=== Problem requirements ===
Retype only the lines below from the one with "Clone this chart in Plotly." to the one with "import plotly.graph_objects as go", inclusive, skipping every image.

=== Input for this task ===
◇ ◇ ◇ ◇ ◇
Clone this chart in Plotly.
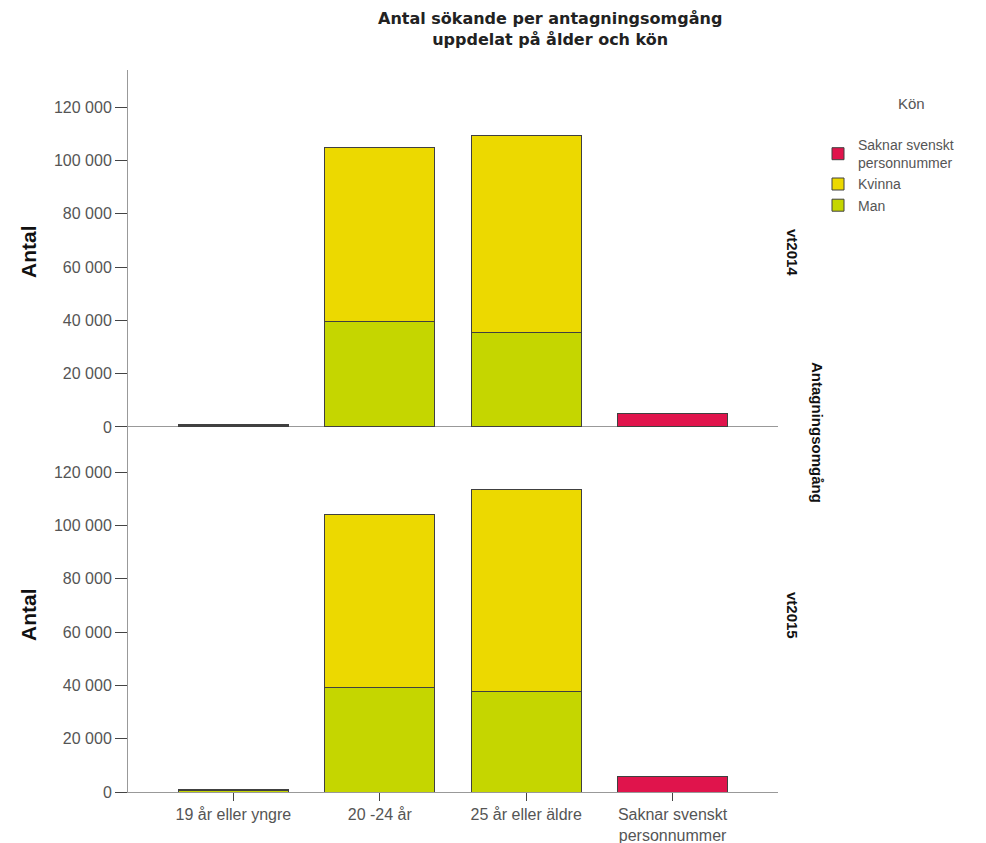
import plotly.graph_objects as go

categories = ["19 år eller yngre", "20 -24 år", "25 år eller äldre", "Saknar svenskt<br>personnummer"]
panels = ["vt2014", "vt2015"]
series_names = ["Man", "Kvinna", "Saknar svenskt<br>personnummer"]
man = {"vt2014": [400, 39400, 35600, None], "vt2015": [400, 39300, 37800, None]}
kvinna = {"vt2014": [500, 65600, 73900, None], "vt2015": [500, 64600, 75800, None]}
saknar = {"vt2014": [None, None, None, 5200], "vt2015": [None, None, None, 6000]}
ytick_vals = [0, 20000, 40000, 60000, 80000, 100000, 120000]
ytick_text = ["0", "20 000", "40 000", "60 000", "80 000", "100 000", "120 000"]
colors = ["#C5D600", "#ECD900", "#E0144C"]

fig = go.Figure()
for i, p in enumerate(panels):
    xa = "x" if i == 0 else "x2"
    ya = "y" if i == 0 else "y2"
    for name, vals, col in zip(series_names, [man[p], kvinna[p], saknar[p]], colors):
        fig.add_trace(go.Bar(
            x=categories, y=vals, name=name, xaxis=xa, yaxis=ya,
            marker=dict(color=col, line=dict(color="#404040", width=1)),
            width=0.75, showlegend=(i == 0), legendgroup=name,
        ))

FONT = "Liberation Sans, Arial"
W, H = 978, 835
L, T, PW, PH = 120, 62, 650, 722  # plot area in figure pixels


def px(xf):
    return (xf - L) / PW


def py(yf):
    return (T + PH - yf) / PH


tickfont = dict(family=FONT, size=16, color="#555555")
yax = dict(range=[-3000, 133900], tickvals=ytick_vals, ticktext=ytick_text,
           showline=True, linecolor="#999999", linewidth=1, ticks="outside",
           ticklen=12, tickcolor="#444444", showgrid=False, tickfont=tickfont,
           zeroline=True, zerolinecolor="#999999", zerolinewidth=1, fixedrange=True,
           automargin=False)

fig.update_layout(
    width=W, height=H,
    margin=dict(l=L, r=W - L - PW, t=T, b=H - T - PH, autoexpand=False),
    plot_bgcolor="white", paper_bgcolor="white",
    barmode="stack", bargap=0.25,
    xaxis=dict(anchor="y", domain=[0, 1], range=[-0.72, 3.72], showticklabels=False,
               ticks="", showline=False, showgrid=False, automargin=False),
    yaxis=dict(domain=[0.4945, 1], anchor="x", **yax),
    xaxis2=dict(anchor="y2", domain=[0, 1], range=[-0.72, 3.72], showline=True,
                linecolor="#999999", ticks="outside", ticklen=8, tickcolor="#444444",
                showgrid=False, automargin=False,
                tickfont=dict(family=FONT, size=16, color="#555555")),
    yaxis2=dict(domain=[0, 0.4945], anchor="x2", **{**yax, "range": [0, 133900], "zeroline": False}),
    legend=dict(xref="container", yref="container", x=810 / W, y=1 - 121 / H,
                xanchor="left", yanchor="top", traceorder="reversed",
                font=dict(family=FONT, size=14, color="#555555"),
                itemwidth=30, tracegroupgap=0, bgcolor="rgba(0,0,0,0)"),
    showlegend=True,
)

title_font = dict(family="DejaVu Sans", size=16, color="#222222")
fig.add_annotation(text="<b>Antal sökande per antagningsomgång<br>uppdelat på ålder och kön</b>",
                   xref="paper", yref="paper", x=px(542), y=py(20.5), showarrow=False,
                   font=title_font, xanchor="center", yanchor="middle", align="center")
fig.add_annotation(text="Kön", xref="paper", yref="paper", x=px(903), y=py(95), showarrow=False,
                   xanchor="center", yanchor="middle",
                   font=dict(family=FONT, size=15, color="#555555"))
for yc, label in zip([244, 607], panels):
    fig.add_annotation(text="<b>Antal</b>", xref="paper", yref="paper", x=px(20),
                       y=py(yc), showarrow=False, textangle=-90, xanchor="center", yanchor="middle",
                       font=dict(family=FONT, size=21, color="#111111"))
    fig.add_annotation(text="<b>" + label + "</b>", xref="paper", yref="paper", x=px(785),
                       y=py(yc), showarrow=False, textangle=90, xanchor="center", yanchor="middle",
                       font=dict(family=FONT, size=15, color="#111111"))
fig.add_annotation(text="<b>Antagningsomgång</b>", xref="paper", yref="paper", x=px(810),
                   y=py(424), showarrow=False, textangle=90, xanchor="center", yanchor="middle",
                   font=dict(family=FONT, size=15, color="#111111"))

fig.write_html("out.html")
◇ ◇ ◇ ◇ ◇
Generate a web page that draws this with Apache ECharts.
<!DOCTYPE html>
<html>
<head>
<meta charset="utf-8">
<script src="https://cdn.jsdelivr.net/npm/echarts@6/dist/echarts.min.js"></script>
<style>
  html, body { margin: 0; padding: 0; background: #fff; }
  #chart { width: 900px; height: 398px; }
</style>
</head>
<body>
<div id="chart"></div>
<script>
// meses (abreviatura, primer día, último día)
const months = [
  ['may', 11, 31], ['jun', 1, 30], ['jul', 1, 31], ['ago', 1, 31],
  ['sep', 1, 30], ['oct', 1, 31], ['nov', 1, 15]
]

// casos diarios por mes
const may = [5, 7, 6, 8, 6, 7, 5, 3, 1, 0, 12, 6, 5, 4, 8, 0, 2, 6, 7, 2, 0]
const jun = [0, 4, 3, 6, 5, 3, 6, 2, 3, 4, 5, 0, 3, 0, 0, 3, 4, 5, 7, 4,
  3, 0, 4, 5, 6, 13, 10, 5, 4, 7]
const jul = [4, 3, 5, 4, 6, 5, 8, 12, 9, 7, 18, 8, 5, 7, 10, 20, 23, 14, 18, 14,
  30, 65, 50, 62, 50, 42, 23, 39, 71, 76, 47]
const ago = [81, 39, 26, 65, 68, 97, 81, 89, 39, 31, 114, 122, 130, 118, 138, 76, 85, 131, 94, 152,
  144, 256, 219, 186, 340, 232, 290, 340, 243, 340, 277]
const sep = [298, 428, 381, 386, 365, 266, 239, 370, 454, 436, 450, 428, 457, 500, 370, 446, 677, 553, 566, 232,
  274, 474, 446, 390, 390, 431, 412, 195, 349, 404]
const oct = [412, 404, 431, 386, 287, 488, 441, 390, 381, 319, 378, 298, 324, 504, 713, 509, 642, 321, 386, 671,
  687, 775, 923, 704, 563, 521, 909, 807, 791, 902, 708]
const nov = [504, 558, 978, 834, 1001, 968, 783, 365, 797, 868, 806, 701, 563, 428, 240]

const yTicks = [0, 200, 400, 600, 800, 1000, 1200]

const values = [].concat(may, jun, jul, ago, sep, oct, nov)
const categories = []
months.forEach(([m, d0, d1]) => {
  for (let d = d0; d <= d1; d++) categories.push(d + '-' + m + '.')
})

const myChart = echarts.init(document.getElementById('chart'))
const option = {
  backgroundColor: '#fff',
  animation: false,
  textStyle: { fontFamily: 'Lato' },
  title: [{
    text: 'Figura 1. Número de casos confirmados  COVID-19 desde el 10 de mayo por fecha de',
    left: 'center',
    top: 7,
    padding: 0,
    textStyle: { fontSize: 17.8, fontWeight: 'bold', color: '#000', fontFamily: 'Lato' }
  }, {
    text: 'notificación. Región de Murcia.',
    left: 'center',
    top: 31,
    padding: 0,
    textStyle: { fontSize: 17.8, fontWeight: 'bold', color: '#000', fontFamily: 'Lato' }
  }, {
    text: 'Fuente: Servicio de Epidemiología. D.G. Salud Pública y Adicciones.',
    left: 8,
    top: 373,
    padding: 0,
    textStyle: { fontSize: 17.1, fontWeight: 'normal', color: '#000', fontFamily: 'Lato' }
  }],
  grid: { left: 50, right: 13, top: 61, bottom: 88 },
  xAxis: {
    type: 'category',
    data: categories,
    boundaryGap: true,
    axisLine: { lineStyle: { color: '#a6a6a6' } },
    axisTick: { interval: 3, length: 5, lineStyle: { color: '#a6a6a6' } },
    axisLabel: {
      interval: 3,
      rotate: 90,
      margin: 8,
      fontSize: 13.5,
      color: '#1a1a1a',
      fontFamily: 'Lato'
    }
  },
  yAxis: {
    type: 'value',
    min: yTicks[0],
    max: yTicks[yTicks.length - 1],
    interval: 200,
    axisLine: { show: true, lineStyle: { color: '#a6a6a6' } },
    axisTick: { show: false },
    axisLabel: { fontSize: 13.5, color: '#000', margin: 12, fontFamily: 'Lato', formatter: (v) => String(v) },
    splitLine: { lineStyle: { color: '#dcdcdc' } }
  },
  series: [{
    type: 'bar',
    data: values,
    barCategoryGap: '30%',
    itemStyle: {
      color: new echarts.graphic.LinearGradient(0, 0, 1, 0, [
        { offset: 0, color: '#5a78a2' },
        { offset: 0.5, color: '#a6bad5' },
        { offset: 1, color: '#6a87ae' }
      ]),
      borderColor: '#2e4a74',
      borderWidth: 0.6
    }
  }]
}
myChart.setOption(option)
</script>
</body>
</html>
◇ ◇ ◇ ◇ ◇
=== Response to the exercise ===
Clone this chart in Plotly.
import plotly.graph_objects as go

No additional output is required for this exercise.